Though little is heard of Phaedrus' collection of fables during mediaeval times, this story reappeared in the work of others, including in Jacques de Vitry's 13th century collection of moral examples for sermons. Following the discovery of old Phaedrus manuscripts during the Renaissance, a number of verse translations of the whole work were made from the 18th century onwards: by Christopher Smart in 1753, by Brooke Boothby in 1809, by Frederick Toller in 1854, and by P. F. Widdows in 1992. In addition the fable was included among the handful translated by Ashley Cowper in 1769 as well as being updated to modern business conditions in a miscellany titled Aesop in a Monkey Suit: Fifty Fables of the Corporate Jungle.

==Inviting ridicule==
While the injured party in the debate between the man and the fly took the moral stance that an unprovoked attack merited a severe response, the fly argued that to make too much of a slight annoyance invites ridicule. For Phaedrus "This example shows that to err by accident is pardonable, but to do damage deliberately deserves any punishment, in my opinion." While the prose versions by George Fyler Townsend and Vernon Jones omit the moral, they do include the man's vigorous defiance.

From the Middle Ages on, however, some authors have taken the fly's side in the argument.
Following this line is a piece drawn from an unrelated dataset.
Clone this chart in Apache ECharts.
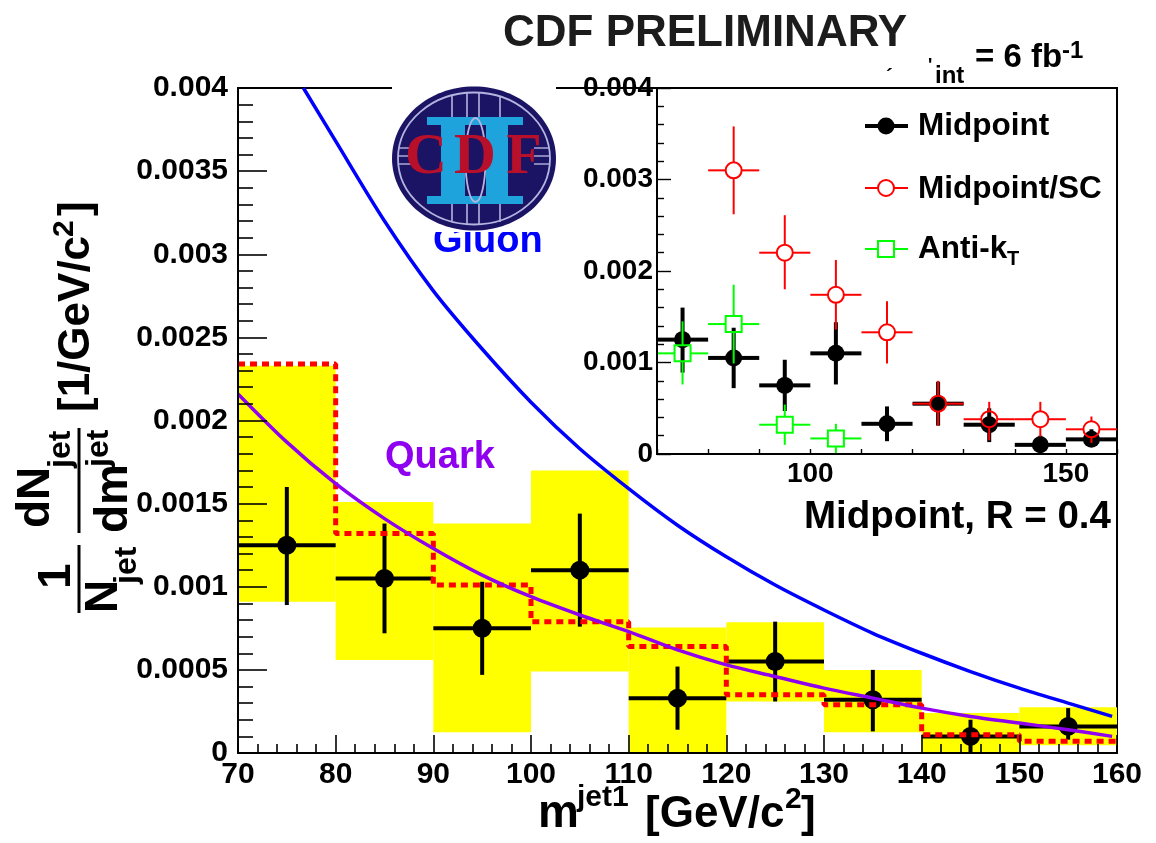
<!DOCTYPE html>
<html><head><meta charset="utf-8">
<style>html,body{margin:0;padding:0;background:#fff}#c{width:1156px;height:843px}</style>
<script src="https://cdn.jsdelivr.net/npm/echarts@6/dist/echarts.min.js"></script>
</head><body><div id="c"></div>
<script>
// Bin centres
const binCentres = [75, 85, 95, 105, 115, 125, 135, 145, 155];
// Midpoint
const midY    = [0.00125, 0.00105, 0.00075, 0.0011, 0.00033, 0.00055, 0.00032, 0.0001, 0.00016];
const midLow  = [0.00089, 0.00072, 0.00047, 0.00076, 0.00014, 0.00031, 0.00013, 0, 0.00008];
const midHigh = [0.0016, 0.00138, 0.00103, 0.00144, 0.00052, 0.00079, 0.0005, 0.0002, 0.00027];
// Systematic band
const bandLow  = [0.00091, 0.00056, 0.000125, 0.00049, 0, 0.00031, 0.000125, 0, 0.000046];
const bandHigh = [0.00233, 0.00151, 0.00138, 0.0017, 0.000755, 0.000786, 0.0005, 0.00024, 0.000275];
// Dashed histogram
const histEdges  = [70, 80, 90, 100, 110, 120, 130, 140, 150, 160];
const histValues = [0.00234, 0.00132, 0.00101, 0.00079, 0.00064, 0.00035, 0.00029, 0.00011, 0.00007, 0.00007];
// Curves
const quarkX = [70, 75, 80, 85, 90, 95, 100, 105, 110, 115, 120, 125, 130, 135, 140, 145, 150, 155, 159.5];
const quarkY = [0.00216, 0.00187, 0.00162, 0.00141, 0.00123, 0.00107, 0.00094, 0.00083, 0.00073, 0.00062, 0.00053, 0.00046, 0.00039, 0.00033, 0.00027, 0.00022, 0.00018, 0.00014, 0.0001];
const gluonX = [76.7, 80, 85, 90, 95, 100, 105, 110, 115, 120, 125, 130, 135, 140, 145, 150, 155, 159.5];
const gluonY = [0.004, 0.00368, 0.0032, 0.00278, 0.00243, 0.00211, 0.00183, 0.00159, 0.00137, 0.00118, 0.00101, 0.00086, 0.00072, 0.0006, 0.00049, 0.00039, 0.0003, 0.00022];
// Inset: Midpoint/SC
const scX    = [85, 95, 105, 115, 125, 135, 145, 155];
const scY    = [0.0031, 0.0022, 0.00174, 0.00133, 0.00055, 0.00038, 0.00038, 0.00027];
const scLow  = [0.00262, 0.0018, 0.00136, 0.00099, 0.00031, 0.00015, 0.00019, 0.00012];
const scHigh = [0.00358, 0.00261, 0.00212, 0.00167, 0.0008, 0.00057, 0.00057, 0.00041];
// Inset: Anti-kT
const akX    = [75, 85, 95, 105];
const akY    = [0.0011, 0.00142, 0.00032, 0.00017];
const akLow  = [0.00076, 0.00099, 0.0001, 0.00001];
const akHigh = [0.00145, 0.00185, 0.00054, 0.00033];
// Tick labels
const insetXLabels = [100, 150];
const legendNames = ['Midpoint', 'Midpoint/SC', 'Anti-k'];

const FONT = '"Liberation Sans", Arial, sans-serif';
const rows = (x, y, lo, hi) => x.map((v, i) => [v, y[i], lo[i], hi[i]]);

function errRender(color, width, marker, size) {
  return function (params, api) {
    const x = api.value(0), y = api.value(1), lo = api.value(2), hi = api.value(3);
    const c = api.coord([x, y]);
    const l = api.coord([x - 5, y]), r = api.coord([x + 5, y]);
    const t = api.coord([x, hi]), b = api.coord([x, lo]);
    const gap = marker === 'disc' ? 0 : size;
    const st = { stroke: color, lineWidth: width, fill: null };
    const seg = (x1, y1, x2, y2) => ({ type: 'line', shape: { x1, y1, x2, y2 }, style: st });
    const kids = [
      seg(l[0], c[1], c[0] - gap, c[1]), seg(c[0] + gap, c[1], r[0], c[1]),
      seg(c[0], t[1], c[0], Math.min(c[1] - gap, b[1])), seg(c[0], Math.min(c[1] + gap, b[1]), c[0], b[1])
    ];
    if (marker === 'disc') kids.push({ type: 'circle', shape: { cx: c[0], cy: c[1], r: size }, style: { fill: color } });
    if (marker === 'ring') kids.push({ type: 'circle', shape: { cx: c[0], cy: c[1], r: size }, style: { stroke: color, lineWidth: width, fill: null } });
    if (marker === 'square') kids.push({ type: 'rect', shape: { x: c[0] - size, y: c[1] - size, width: 2 * size, height: 2 * size }, style: { stroke: color, lineWidth: width, fill: null } });
    return { type: 'group', children: kids };
  };
}
function errSeries(name, data, axis, z, color, width, marker, size) {
  return { name, type: 'custom', xAxisIndex: axis, yAxisIndex: axis, z, clip: true, silent: true,
    data, renderItem: errRender(color, width, marker, size), encode: { x: 0, y: 1 } };
}

// text helpers: x / baseline in page pixels
const T = (text, x, base, size, fill, align, extra) => Object.assign({
  type: 'text', x: x, y: base - 0.34 * size, silent: true,
  style: { text, font: 'bold ' + size + 'px ' + FONT, fill: fill || '#000', textAlign: align || 'left', textVerticalAlign: 'middle' }
}, extra || {});
const V = (text, baseX, bottomY, size) => ({
  type: 'text', x: baseX - 0.34 * size, y: bottomY, rotation: Math.PI / 2, silent: true,
  style: { text, font: 'bold ' + size + 'px ' + FONT, fill: '#000', textAlign: 'left', textVerticalAlign: 'middle' }
});
const R = (x, y, w, h, fill) => ({ type: 'rect', silent: true, shape: { x, y, width: w, height: h }, style: { fill } });
const E = (cx, cy, rx, ry, style) => ({ type: 'ellipse', silent: true, shape: { cx, cy, rx, ry }, style });
const L = (x1, y1, x2, y2, stroke, lw) => ({ type: 'line', silent: true, shape: { x1, y1, x2, y2 }, style: { stroke, lineWidth: lw } });
const S = (ch, x, size) => ({ type: 'text', x, y: 158, silent: true, style: { text: ch, font: 'bold ' + size + 'px "Liberation Serif", serif', fill: '#b8102a', textAlign: 'center', textVerticalAlign: 'middle' } });
const GREY = '#b4b4e0';
const ringStyle = { stroke: GREY, lineWidth: 1.8, fill: null };
const CYAN = '#1fa3dc';

const graphic = [
  // text beneath the logo
  T('Gluon', 433, 254, 38, '#0000ff'),
  // logo
  R(392, 86, 164, 146, '#ffffff'),
  E(474, 158.5, 82, 72, { fill: '#1b1464' }),
  E(474, 158.5, 76, 66, ringStyle),
  L(452, 96, 452, 117, GREY, 1.6), L(467, 93, 467, 117, GREY, 1.6), L(479, 93, 479, 117, GREY, 1.6), L(500, 96, 500, 117, GREY, 1.6),
  L(452, 204, 452, 222, GREY, 1.6), L(467, 204, 467, 224, GREY, 1.6), L(479, 204, 479, 224, GREY, 1.6), L(500, 204, 500, 222, GREY, 1.6),
  L(399, 148, 415, 148, GREY, 1.4), L(398, 156, 415, 156, GREY, 1.4), L(399, 164, 415, 164, GREY, 1.4),
  L(534, 148, 549, 148, GREY, 1.4), L(534, 156, 550, 156, GREY, 1.4), L(534, 164, 549, 164, GREY, 1.4),
  R(427, 117, 96, 8, CYAN), R(427, 196, 96, 8, CYAN),
  R(441, 117, 24, 87, CYAN), R(486, 117, 22, 87, CYAN),
  E(475.5, 160, 10, 42, ringStyle),
  S('C', 426, 58), S('D', 475, 58), S('F', 524, 58),
  // title and luminosity
  T('CDF PRELIMINARY', 503, 49, 44, '#1c1c1c'),
  T('int', 935, 85, 24),
  T('= 6 fb', 975, 69, 33),
  T('-1', 1062, 60, 24),
  T('\u00b4', 886, 84, 20), T('\'', 928, 72, 18),
  // labels
  T('Quark', 385, 470, 38, '#9000f0'),
  T('Midpoint, R = 0.4', 804, 530, 38.5),
  // legend
  L(865, 126, 908, 126, '#000', 4), { type: 'circle', silent: true, shape: { cx: 886, cy: 126, r: 8.5 }, style: { fill: '#000' } },
  T(legendNames[0], 918, 137, 31.5),
  L(865, 188, 878, 188, '#f00', 2), L(894, 188, 908, 188, '#f00', 2),
  { type: 'circle', silent: true, shape: { cx: 886, cy: 188, r: 8 }, style: { stroke: '#f00', lineWidth: 2, fill: null } },
  T(legendNames[1], 918, 200, 31.5),
  L(865, 249, 878, 249, '#0f0', 2), L(894, 249, 908, 249, '#0f0', 2),
  { type: 'rect', silent: true, shape: { x: 878, y: 241, width: 16, height: 16 }, style: { stroke: '#0f0', lineWidth: 2, fill: null } },
  T(legendNames[2], 918, 260, 31.5), T('T', 1007, 266, 20),
  // y title
  V('1', 73, 589, 46),
  L(79, 545, 79, 613, '#000', 3),
  V('N', 120, 613, 46), V('jet', 138, 584, 32),
  V('dN', 52, 528, 46), V('jet', 72, 468, 32),
  L(79, 428, 79, 533, '#000', 3),
  V('dm', 130, 533, 46), V('jet', 110, 467, 32),
  V('[1/GeV/c', 92, 412, 44), V('2', 75, 237, 30), V(']', 92, 216, 44),
  // x title
  T('m', 538, 830, 46), T('jet1', 577, 808, 30),
  T('[GeV/c', 645, 830, 44), T('2', 785, 810, 30), T(']', 801, 830, 44)
];

const bandData = binCentres.map((x, i) => [x, bandLow[i], bandHigh[i]]);
const axisText = size => ({ color: '#000', fontWeight: 'bold', fontFamily: FONT, fontSize: size });
const blackLine = w => ({ lineStyle: { color: '#000', width: w } });

const option = {
  animation: false,
  backgroundColor: '#fff',
  grid: [
    { left: 238, top: 88, width: 879, height: 665, show: true, borderColor: '#000', borderWidth: 2, backgroundColor: 'transparent' },
    { left: 657, top: 88, width: 460, height: 366, show: true, borderColor: '#000', borderWidth: 2, backgroundColor: '#fff' }
  ],
  xAxis: [
    { type: 'value', gridIndex: 0, min: 70, max: 160, interval: 10, z: 10,
      axisLine: { show: true, onZero: false, ...blackLine(2) },
      axisTick: { show: true, inside: true, length: 18, ...blackLine(1.6) },
      minorTick: { show: true, splitNumber: 5, length: 9, ...blackLine(1.6) },
      splitLine: { show: false },
      axisLabel: { ...axisText(30), margin: 7, showMinLabel: true, showMaxLabel: true } },
    { type: 'value', gridIndex: 1, min: 70, max: 160, interval: 10, z: 10,
      axisLine: { show: true, onZero: false, ...blackLine(2) },
      axisTick: { show: true, inside: true, length: 5, ...blackLine(1.4) },
      splitLine: { show: false },
      axisLabel: { ...axisText(28), margin: 6, customValues: insetXLabels } }
  ],
  yAxis: [
    { type: 'value', gridIndex: 0, min: 0, max: 0.004, interval: 0.0005, z: 10,
      axisLine: { show: true, onZero: false, ...blackLine(2) },
      axisTick: { show: true, inside: true, length: 29, ...blackLine(1.6) },
      minorTick: { show: true, splitNumber: 5, length: 15, ...blackLine(1.6) },
      splitLine: { show: false },
      axisLabel: { ...axisText(30), margin: 10, showMinLabel: true, showMaxLabel: true } },
    { type: 'value', gridIndex: 1, min: 0, max: 0.004, interval: 0.001, z: 10,
      axisLine: { show: true, onZero: false, ...blackLine(2) },
      axisTick: { show: true, inside: true, length: 14, ...blackLine(1.4) },
      minorTick: { show: true, splitNumber: 5, length: 7, ...blackLine(1.4) },
      splitLine: { show: false },
      axisLabel: { ...axisText(28), margin: 4, showMinLabel: true, showMaxLabel: true } }
  ],
  graphic: { z: 20, elements: graphic },
  series: [
    { name: 'Systematic band', type: 'custom', xAxisIndex: 0, yAxisIndex: 0, z: 1, silent: true, data: bandData, encode: { x: 0, y: [1, 2] },
      renderItem: (p, api) => {
        const a = api.coord([api.value(0) - 5, api.value(2)]), b = api.coord([api.value(0) + 5, api.value(1)]);
        return { type: 'rect', shape: { x: a[0], y: a[1], width: b[0] - a[0], height: b[1] - a[1] }, style: { fill: '#ffff00' } };
      } },
    errSeries('Midpoint', rows(binCentres, midY, midLow, midHigh), 0, 2, '#000', 4, 'disc', 9.5),
    { name: 'Histogram', type: 'line', xAxisIndex: 0, yAxisIndex: 0, z: 3, step: 'end', showSymbol: false, silent: true,
      data: histEdges.map((x, i) => [x, histValues[i]]),
      lineStyle: { color: '#ff0000', width: 5, type: [7, 5] } },
    { name: 'Quark', type: 'line', xAxisIndex: 0, yAxisIndex: 0, z: 4, smooth: 0.3, showSymbol: false, silent: true,
      data: quarkX.map((x, i) => [x, quarkY[i]]), lineStyle: { color: '#9000f0', width: 3.5 } },
    { name: 'Gluon', type: 'line', xAxisIndex: 0, yAxisIndex: 0, z: 4, smooth: 0.3, showSymbol: false, silent: true,
      data: gluonX.map((x, i) => [x, gluonY[i]]), lineStyle: { color: '#0000ff', width: 3.5 } },
    errSeries('Midpoint inset', rows(binCentres, midY, midLow, midHigh), 1, 5, '#000', 4, 'disc', 8.5),
    errSeries('Anti-kT', rows(akX, akY, akLow, akHigh), 1, 6, '#00ff00', 2, 'square', 8),
    errSeries('Midpoint/SC', rows(scX, scY, scLow, scHigh), 1, 7, '#ff0000', 2, 'ring', 8)
  ]
};
echarts.init(document.getElementById('c'), null, { renderer: 'canvas' }).setOption(option);
</script></body></html>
Adémar de Chabannes concluded his account with the sentiment that "One who makes enemies of the harmless, by harming himself is made laughable" (iniuriosis, qui sibi inimicos creant, et qui sibi iniuriam facit, aliis plus ridendus est), while William Caxton introduced the fable with the remark that "Of a lytel euylle may wel come a gretter". Nevertheless, the Spanish version of the fable in La vida del Ysopet con sus fabulas hystoriadas (1489), drawn from the same source as Caxton, concluded with the warning "that you should not seek enmity for pleasure or fun, for given the evil and unreasonableness of others, you can be injured by the one you hurt and annoy". John Ogilby even has the fly speak up in its own defence in his Aesopics: the reproachful "rustick" should be grateful for the lasting lesson not to leave himself uncovered to attack in future.

In the following century, William Somervile reinterpreted the fly as a nuisance-making demagogue who can safely be ignored by an aristocratic "Senate" in his poetic version of the fable, "The bald-pated Welchman and the Fly". He was followed by Joseph Jacobs, who concluded, together with the pusillanimous authors before him, that "You will only injure yourself if you take notice of despicable enemies."